> **Aim**
Which lines in the records below contain the word "matplotlib"? Copy each one out.

> **Material shown**

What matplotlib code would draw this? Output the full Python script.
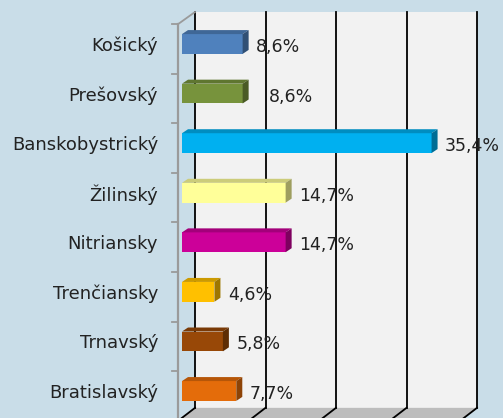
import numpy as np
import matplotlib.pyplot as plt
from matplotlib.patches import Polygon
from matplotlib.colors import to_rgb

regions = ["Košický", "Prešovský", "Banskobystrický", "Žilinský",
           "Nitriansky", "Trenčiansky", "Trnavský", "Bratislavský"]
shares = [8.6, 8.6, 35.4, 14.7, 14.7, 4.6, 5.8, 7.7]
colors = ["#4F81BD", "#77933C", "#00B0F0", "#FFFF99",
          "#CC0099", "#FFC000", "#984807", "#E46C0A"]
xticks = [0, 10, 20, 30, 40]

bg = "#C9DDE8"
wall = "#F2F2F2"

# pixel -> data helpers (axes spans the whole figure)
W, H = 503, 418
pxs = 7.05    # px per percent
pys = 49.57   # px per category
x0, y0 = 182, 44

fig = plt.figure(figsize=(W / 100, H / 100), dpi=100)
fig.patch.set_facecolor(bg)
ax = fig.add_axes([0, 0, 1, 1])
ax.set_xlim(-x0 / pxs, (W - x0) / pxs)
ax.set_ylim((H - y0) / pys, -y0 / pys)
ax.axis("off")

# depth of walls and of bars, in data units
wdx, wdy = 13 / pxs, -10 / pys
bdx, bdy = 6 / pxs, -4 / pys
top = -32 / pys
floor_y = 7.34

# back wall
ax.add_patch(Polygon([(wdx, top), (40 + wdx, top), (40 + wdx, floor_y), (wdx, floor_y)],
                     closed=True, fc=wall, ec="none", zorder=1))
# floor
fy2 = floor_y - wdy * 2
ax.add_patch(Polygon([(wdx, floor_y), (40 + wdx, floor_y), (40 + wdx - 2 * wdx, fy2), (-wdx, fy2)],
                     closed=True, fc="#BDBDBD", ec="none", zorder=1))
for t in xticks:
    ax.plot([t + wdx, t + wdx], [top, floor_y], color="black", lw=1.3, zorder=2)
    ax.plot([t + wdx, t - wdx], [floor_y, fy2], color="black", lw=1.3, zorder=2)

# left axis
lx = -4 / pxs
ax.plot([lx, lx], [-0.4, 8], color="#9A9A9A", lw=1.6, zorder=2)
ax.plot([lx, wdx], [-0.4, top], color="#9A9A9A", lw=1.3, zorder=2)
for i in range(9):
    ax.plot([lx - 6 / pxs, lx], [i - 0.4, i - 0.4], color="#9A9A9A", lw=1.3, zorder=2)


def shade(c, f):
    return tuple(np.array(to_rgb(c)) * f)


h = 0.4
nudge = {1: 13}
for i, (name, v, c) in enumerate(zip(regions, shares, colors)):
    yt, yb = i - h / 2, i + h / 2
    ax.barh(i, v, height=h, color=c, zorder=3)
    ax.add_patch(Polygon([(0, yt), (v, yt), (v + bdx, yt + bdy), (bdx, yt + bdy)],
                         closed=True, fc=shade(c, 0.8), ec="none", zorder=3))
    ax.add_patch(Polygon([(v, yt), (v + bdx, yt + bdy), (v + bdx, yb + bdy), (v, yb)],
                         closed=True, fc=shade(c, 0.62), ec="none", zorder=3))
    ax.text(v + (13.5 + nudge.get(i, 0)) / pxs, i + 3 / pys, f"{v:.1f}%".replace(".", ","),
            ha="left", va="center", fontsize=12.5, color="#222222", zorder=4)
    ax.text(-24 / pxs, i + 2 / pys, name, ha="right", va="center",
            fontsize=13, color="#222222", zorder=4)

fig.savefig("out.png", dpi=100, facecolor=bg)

--

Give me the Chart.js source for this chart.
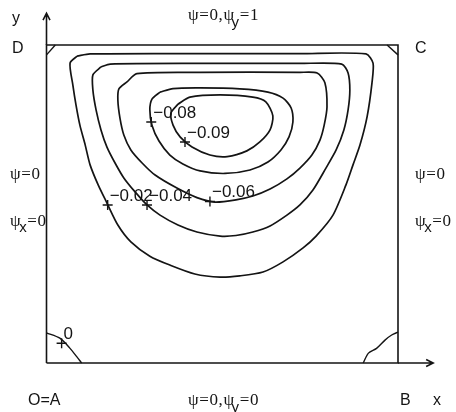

> **Answer below**
What matplotlib code would draw this? Output the full Python script.
import matplotlib.pyplot as plt
from matplotlib.patches import Polygon
from matplotlib.colors import to_rgb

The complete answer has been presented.